*Collected data*
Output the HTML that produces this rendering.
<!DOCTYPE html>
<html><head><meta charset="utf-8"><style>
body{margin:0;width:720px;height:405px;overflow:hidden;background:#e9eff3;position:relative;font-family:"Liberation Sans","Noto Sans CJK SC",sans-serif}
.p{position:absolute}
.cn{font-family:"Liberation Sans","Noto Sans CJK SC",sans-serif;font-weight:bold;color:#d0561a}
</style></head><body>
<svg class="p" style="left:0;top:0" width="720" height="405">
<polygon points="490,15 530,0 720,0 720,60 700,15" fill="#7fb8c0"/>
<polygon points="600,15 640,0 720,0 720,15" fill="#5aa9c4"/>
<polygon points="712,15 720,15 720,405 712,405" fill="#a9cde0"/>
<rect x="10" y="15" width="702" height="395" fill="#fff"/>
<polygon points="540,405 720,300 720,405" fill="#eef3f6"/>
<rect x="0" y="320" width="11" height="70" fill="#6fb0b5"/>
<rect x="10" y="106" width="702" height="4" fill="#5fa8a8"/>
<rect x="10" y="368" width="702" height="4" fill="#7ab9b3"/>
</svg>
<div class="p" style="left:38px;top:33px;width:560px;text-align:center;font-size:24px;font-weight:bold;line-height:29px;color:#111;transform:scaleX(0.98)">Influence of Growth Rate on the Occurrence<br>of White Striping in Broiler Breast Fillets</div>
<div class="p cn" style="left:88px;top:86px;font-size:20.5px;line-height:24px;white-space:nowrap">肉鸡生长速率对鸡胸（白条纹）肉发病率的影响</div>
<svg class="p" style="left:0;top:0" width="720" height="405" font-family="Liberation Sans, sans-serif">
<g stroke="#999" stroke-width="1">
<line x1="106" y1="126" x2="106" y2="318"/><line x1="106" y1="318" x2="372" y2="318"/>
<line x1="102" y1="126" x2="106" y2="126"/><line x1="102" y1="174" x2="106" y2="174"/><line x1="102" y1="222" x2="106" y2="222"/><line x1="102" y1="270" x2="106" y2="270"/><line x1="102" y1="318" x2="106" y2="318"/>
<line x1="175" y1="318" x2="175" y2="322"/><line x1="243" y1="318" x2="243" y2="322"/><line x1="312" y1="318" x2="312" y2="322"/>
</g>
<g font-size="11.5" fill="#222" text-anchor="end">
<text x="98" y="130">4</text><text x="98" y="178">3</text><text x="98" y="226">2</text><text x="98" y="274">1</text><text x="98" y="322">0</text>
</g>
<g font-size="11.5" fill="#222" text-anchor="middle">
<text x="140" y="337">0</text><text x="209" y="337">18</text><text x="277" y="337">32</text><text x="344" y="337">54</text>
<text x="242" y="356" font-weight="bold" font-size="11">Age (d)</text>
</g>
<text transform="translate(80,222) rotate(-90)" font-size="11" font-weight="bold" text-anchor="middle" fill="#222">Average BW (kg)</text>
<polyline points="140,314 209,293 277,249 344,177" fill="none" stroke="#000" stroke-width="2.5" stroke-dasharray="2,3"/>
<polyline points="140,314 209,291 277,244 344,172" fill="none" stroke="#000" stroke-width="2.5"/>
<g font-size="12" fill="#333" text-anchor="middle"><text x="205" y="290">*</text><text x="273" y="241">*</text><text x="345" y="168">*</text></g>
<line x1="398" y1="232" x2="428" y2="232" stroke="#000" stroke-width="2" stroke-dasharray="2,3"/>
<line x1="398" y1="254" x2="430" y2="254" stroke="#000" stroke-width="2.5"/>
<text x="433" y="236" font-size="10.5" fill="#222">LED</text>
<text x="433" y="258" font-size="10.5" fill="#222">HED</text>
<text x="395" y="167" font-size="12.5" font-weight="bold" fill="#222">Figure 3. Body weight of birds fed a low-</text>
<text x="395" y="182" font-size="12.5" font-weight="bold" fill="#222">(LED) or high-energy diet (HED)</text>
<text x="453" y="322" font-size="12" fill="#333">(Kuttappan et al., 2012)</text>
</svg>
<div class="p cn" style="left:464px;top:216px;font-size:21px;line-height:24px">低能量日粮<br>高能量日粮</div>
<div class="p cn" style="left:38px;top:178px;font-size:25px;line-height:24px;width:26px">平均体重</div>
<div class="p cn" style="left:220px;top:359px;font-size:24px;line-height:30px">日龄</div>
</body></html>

*Aim of the task*
Take the lines above and retype all of them exactly.

*Exercise output*
Output the HTML that produces this rendering.
<!DOCTYPE html>
<html><head><meta charset="utf-8"><style>
body{margin:0;width:720px;height:405px;overflow:hidden;background:#e9eff3;position:relative;font-family:"Liberation Sans","Noto Sans CJK SC",sans-serif}
.p{position:absolute}
.cn{font-family:"Liberation Sans","Noto Sans CJK SC",sans-serif;font-weight:bold;color:#d0561a}
</style></head><body>
<svg class="p" style="left:0;top:0" width="720" height="405">
<polygon points="490,15 530,0 720,0 720,60 700,15" fill="#7fb8c0"/>
<polygon points="600,15 640,0 720,0 720,15" fill="#5aa9c4"/>
<polygon points="712,15 720,15 720,405 712,405" fill="#a9cde0"/>
<rect x="10" y="15" width="702" height="395" fill="#fff"/>
<polygon points="540,405 720,300 720,405" fill="#eef3f6"/>
<rect x="0" y="320" width="11" height="70" fill="#6fb0b5"/>
<rect x="10" y="106" width="702" height="4" fill="#5fa8a8"/>
<rect x="10" y="368" width="702" height="4" fill="#7ab9b3"/>
</svg>
<div class="p" style="left:38px;top:33px;width:560px;text-align:center;font-size:24px;font-weight:bold;line-height:29px;color:#111;transform:scaleX(0.98)">Influence of Growth Rate on the Occurrence<br>of White Striping in Broiler Breast Fillets</div>
<div class="p cn" style="left:88px;top:86px;font-size:20.5px;line-height:24px;white-space:nowrap">肉鸡生长速率对鸡胸（白条纹）肉发病率的影响</div>
<svg class="p" style="left:0;top:0" width="720" height="405" font-family="Liberation Sans, sans-serif">
<g stroke="#999" stroke-width="1">
<line x1="106" y1="126" x2="106" y2="318"/><line x1="106" y1="318" x2="372" y2="318"/>
<line x1="102" y1="126" x2="106" y2="126"/><line x1="102" y1="174" x2="106" y2="174"/><line x1="102" y1="222" x2="106" y2="222"/><line x1="102" y1="270" x2="106" y2="270"/><line x1="102" y1="318" x2="106" y2="318"/>
<line x1="175" y1="318" x2="175" y2="322"/><line x1="243" y1="318" x2="243" y2="322"/><line x1="312" y1="318" x2="312" y2="322"/>
</g>
<g font-size="11.5" fill="#222" text-anchor="end">
<text x="98" y="130">4</text><text x="98" y="178">3</text><text x="98" y="226">2</text><text x="98" y="274">1</text><text x="98" y="322">0</text>
</g>
<g font-size="11.5" fill="#222" text-anchor="middle">
<text x="140" y="337">0</text><text x="209" y="337">18</text><text x="277" y="337">32</text><text x="344" y="337">54</text>
<text x="242" y="356" font-weight="bold" font-size="11">Age (d)</text>
</g>
<text transform="translate(80,222) rotate(-90)" font-size="11" font-weight="bold" text-anchor="middle" fill="#222">Average BW (kg)</text>
<polyline points="140,314 209,293 277,249 344,177" fill="none" stroke="#000" stroke-width="2.5" stroke-dasharray="2,3"/>
<polyline points="140,314 209,291 277,244 344,172" fill="none" stroke="#000" stroke-width="2.5"/>
<g font-size="12" fill="#333" text-anchor="middle"><text x="205" y="290">*</text><text x="273" y="241">*</text><text x="345" y="168">*</text></g>
<line x1="398" y1="232" x2="428" y2="232" stroke="#000" stroke-width="2" stroke-dasharray="2,3"/>
<line x1="398" y1="254" x2="430" y2="254" stroke="#000" stroke-width="2.5"/>
<text x="433" y="236" font-size="10.5" fill="#222">LED</text>
<text x="433" y="258" font-size="10.5" fill="#222">HED</text>
<text x="395" y="167" font-size="12.5" font-weight="bold" fill="#222">Figure 3. Body weight of birds fed a low-</text>
<text x="395" y="182" font-size="12.5" font-weight="bold" fill="#222">(LED) or high-energy diet (HED)</text>
<text x="453" y="322" font-size="12" fill="#333">(Kuttappan et al., 2012)</text>
</svg>
<div class="p cn" style="left:464px;top:216px;font-size:21px;line-height:24px">低能量日粮<br>高能量日粮</div>
<div class="p cn" style="left:38px;top:178px;font-size:25px;line-height:24px;width:26px">平均体重</div>
<div class="p cn" style="left:220px;top:359px;font-size:24px;line-height:30px">日龄</div>
</body></html>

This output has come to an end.